Biofilms in cystic fibrosis
extracellular matrix sheds light on chronic lung infections
Patients with cystic fibrosis (CF), the most common inherited lethal genetic disorder in Caucasian populations, are prone to severe lung infections by the opportunistic pathogen Pseudomonas aeruginosa—a leading cause of morbidity and mortality in these individuals. Chronic CF infections are characterized by the conversion of P. aeruginosa to a mucoid phenotype (resulting in the overproduction of the exopolysaccharide alginate) and by the formation of differentiated, highly antibiotic-resistant communities of surface-attached bacteria, or biofilms. These biofilms are formed from an extracellular matrix of which exopolysaccharides are one component, but the relationship between the production of alginate and biofilm formation has remained unclear. In the June 9 Proceedings of the National Academy of Sciences, Daniel Wozniak and colleagues at Northwestern University report new evidence that may help refine the therapeutic strategies for treating chronic P. aeruginosa infections in CF patients (PNAS, DOI:10.1073/pnas.1231792100, June 9, 2003).

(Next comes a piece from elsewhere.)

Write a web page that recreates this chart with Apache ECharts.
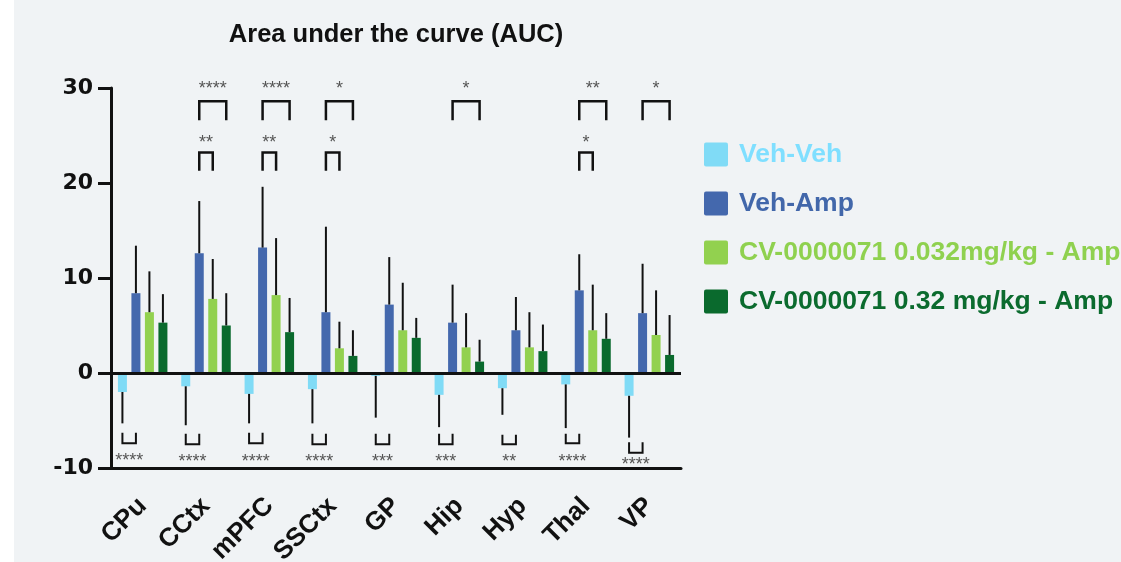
<!DOCTYPE html>
<html><head><meta charset="utf-8">
<script src="https://cdn.jsdelivr.net/npm/echarts@6/dist/echarts.min.js"></script>
<style>html,body{margin:0;padding:0;background:#f0f3f5}#c{width:1121px;height:562px}</style>
</head><body><div id="c"></div><script>
// ---- data ----
const categories = ['CPu','CCtx','mPFC','SSCtx','GP','Hip','Hyp','Thal','VP'];
const seriesNames = ['Veh-Veh','Veh-Amp','CV-0000071 0.032mg/kg - Amp','CV-0000071 0.32 mg/kg - Amp'];
const vehVeh     = [-2.0,-1.4,-2.2,-1.7,-0.3,-2.3,-1.6,-1.2,-2.4];
const vehVehSD   = [3.3, 4.1, 3.1, 3.6, 4.4, 3.4, 2.8, 4.6, 4.4];
const vehAmp     = [8.4,12.6,13.2, 6.4, 7.2, 5.3, 4.5, 8.7, 6.3];
const vehAmpSD   = [5.0, 5.5, 6.4, 9.0, 5.0, 4.0, 3.5, 3.8, 5.2];
const cvLow      = [6.4, 7.8, 8.2, 2.6, 4.5, 2.7, 2.7, 4.5, 4.0];
const cvLowSD    = [4.3, 4.2, 6.0, 2.8, 5.0, 3.6, 3.7, 4.8, 4.7];
const cvHigh     = [5.3, 5.0, 4.3, 1.8, 3.7, 1.2, 2.3, 3.6, 1.9];
const cvHighSD   = [3.0, 3.4, 3.6, 2.7, 2.1, 2.3, 2.8, 2.7, 4.2];
const yTicks = [-10, 0, 10, 20, 30];
// significance: [category index, stars]
const sigAmpVsHigh = [[1,'****'],[2,'****'],[3,'*'],[5,'*'],[7,'**'],[8,'*']];
const sigAmpVsLow  = [[1,'**'],[2,'**'],[3,'*'],[7,'*']];
const sigVehVsAmp  = [[0,'****'],[1,'****'],[2,'****'],[3,'****'],[4,'***'],[5,'***'],[6,'**'],[7,'****'],[8,'****']];
// bracket levels in axis units: [open end, closed end, stars]
const levelHigh = [26.6, 28.6, 30.3];
const levelLow  = [21.3, 23.2, 24.6];
const levelVeh  = [[-6.3,-7.4,-8.8],[-6.4,-7.5,-9.0],[-6.3,-7.4,-8.9],[-6.4,-7.5,-9.0],[-6.4,-7.5,-9.0],[-6.4,-7.5,-9.0],[-6.5,-7.5,-9.0],[-6.4,-7.4,-8.9],[-7.3,-8.4,-9.3]];

// ---- styles ----
const colors = ['#80dbf6','#4468ad','#92d14f','#0a6a2d'];
const legendTextColors = ['#7fdfff','#4267aa','#8fd14f','#0b6b2e'];
const BAR_W = 9, GAP = 4.5;
const off = i => (i - 1.5) * (BAR_W + GAP);
const ink = '#111';
const FONT = 'Liberation Sans, Arial, sans-serif';

const means = [vehVeh, vehAmp, cvLow, cvHigh];
const sds = [vehVehSD, vehAmpSD, cvLowSD, cvHighSD];

const errData = [];
means.forEach((arr, s) => arr.forEach((v, c) => errData.push([c, v, sds[s][c], s])));

function errItem(params, api) {
  const c = api.value(0), m = api.value(1), sd = api.value(2), s = api.value(3);
  const end = m < 0 ? m - sd : m + sd;
  const p0 = api.coord([c, m]), p1 = api.coord([c, end]);
  const x = p0[0] + off(s);
  return {type: 'line', shape: {x1: x, y1: p0[1], x2: x, y2: p1[1]},
          style: {stroke: ink, lineWidth: 2}};
}

function bracketSeries(list, a, b, levelFn, lw) {
  return {
    type: 'custom', silent: true, z: 5,
    data: list.map(d => [d[0]]),
    renderItem: function (params, api) {
      const c = api.value(0);
      const lv = levelFn(c);
      const cx = api.coord([c, 0])[0];
      const xa = cx + off(a), xb = cx + off(b);
      const yo = api.coord([c, lv[0]])[1], yc = api.coord([c, lv[1]])[1], yt = api.coord([c, lv[2]])[1];
      return {type: 'group', children: [
        {type: 'polyline', shape: {points: [[xa, yo],[xa, yc],[xb, yc],[xb, yo]]},
         style: {stroke: ink, lineWidth: lw, fill: null}},
        {type: 'text', style: {text: list[params.dataIndex][1], x: (xa + xb) / 2, y: yt + 4,
          align: 'center', verticalAlign: 'middle', textAlign: 'center', textVerticalAlign: 'middle',
          fill: '#555', fontSize: 18, fontFamily: FONT}}
      ]};
    }
  };
}

const chart = echarts.init(document.getElementById('c'), null, {renderer: 'canvas'});
const barSeries = means.map((arr, i) => ({
  name: seriesNames[i], type: 'bar', data: arr, barWidth: BAR_W, barGap: '50%',
  itemStyle: {color: colors[i]}, z: 2,
  markLine: i === 1 ? {silent: true, symbol: ['none','none'], label: {show: false},
    lineStyle: {color: ink, width: 3, type: 'solid'}, data: [{yAxis: 0}]} : undefined
}));

chart.setOption({
  animation: false,
  backgroundColor: '#f0f3f5',
  graphic: [
    {type: 'rect', left: 0, top: 0, shape: {width: 14, height: 562}, style: {fill: '#ffffff'}},
    {type: 'text', x: 396, y: 35, style: {text: 'Area under the curve (AUC)', align: 'center', verticalAlign: 'middle',
      fill: '#111', fontSize: 25.5, fontWeight: 'bold', fontFamily: FONT}}
  ],
  legend: {
    orient: 'vertical', left: 704, top: 141, padding: 0, itemWidth: 24, itemHeight: 24, itemGap: 22,
    icon: 'path://M2,0 L22,0 Q24,0 24,2 L24,22 Q24,24 22,24 L2,24 Q0,24 0,22 L0,2 Q0,0 2,0 Z',
    data: seriesNames.map((n, i) => ({name: n, textStyle: {color: legendTextColors[i]}})),
    textStyle: {fontSize: 26.5, fontWeight: 'bold', fontFamily: FONT, padding: [0,0,0,6]}
  },
  grid: {left: 111, top: 88, width: 570, height: 380, containLabel: false, outerBoundsMode: 'none'},
  xAxis: {
    type: 'category', data: categories,
    axisLine: {onZero: false, lineStyle: {color: ink, width: 3}},
    axisTick: {alignWithLabel: true, length: 14, lineStyle: {color: ink, width: 3}},
    axisLabel: {interval: 0, rotate: 45, margin: 34, color: ink, fontSize: 26, fontWeight: 'bold',
      fontFamily: FONT}
  },
  yAxis: {
    type: 'value', min: yTicks[0], max: yTicks[yTicks.length - 1], interval: 10,
    axisLine: {show: true, lineStyle: {color: ink, width: 3}},
    axisTick: {show: true, length: 13, lineStyle: {color: ink, width: 3}},
    axisLabel: {margin: 18, color: ink, fontSize: 22, fontWeight: 'bold', fontFamily: 'DejaVu Sans, sans-serif'},
    splitLine: {show: false}
  },
  series: barSeries.concat([
    {type: 'custom', silent: true, z: 4, data: errData, renderItem: errItem},
    bracketSeries(sigAmpVsHigh, 1, 3, () => levelHigh, 2.5),
    bracketSeries(sigAmpVsLow, 1, 2, () => levelLow, 2.5),
    bracketSeries(sigVehVsAmp, 0, 1, c => levelVeh[c], 2)
  ])
});
</script></body></html>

Wozniak et al. examined the biofilm matrix, or EPS (extracellular polymeric substance), produced by nonmucoid wildtype and isogenic alginate biosynthetic mutants of P. aeruginosa. Nonmucoid P. aeruginosa strains are the predominant environmental phenotype and are involved in the onset of biofilm formation in the CF lung during initial bacterial colonization, making it important to understand what drives the transition from a nonmucoid to a mucoid phenotype and the role played by alginate in biofilm formation and behavior. They analyzed laboratory-grown biofilms formed by the nonmucoid strains PAO1 and PA14 and their alginate-defective mutants, and they observed that alginate is not required for the initial stages of biofilm development. The architecture and antibiotic resistance profiles of wildtype and alginate-deficient biofilms were identical. In addition, a chemical analysis of PAO1 biofilm EPS failed to detect mannuronic or guluronic acid, the primary sugars of alginate.
These results suggest that transition to mucoidy, with its consequences for CF pathogenesis, may involve a drastic change in the primary carbohydrate constituents of the EPS matrix, from an as-yet-unidentified exopolysaccharide to alginate. "Understanding the dynamic nature of P. aeruginosa biofilm EPS production and regulation will shed new light on understanding chronic biofilms in CF," conclude the authors.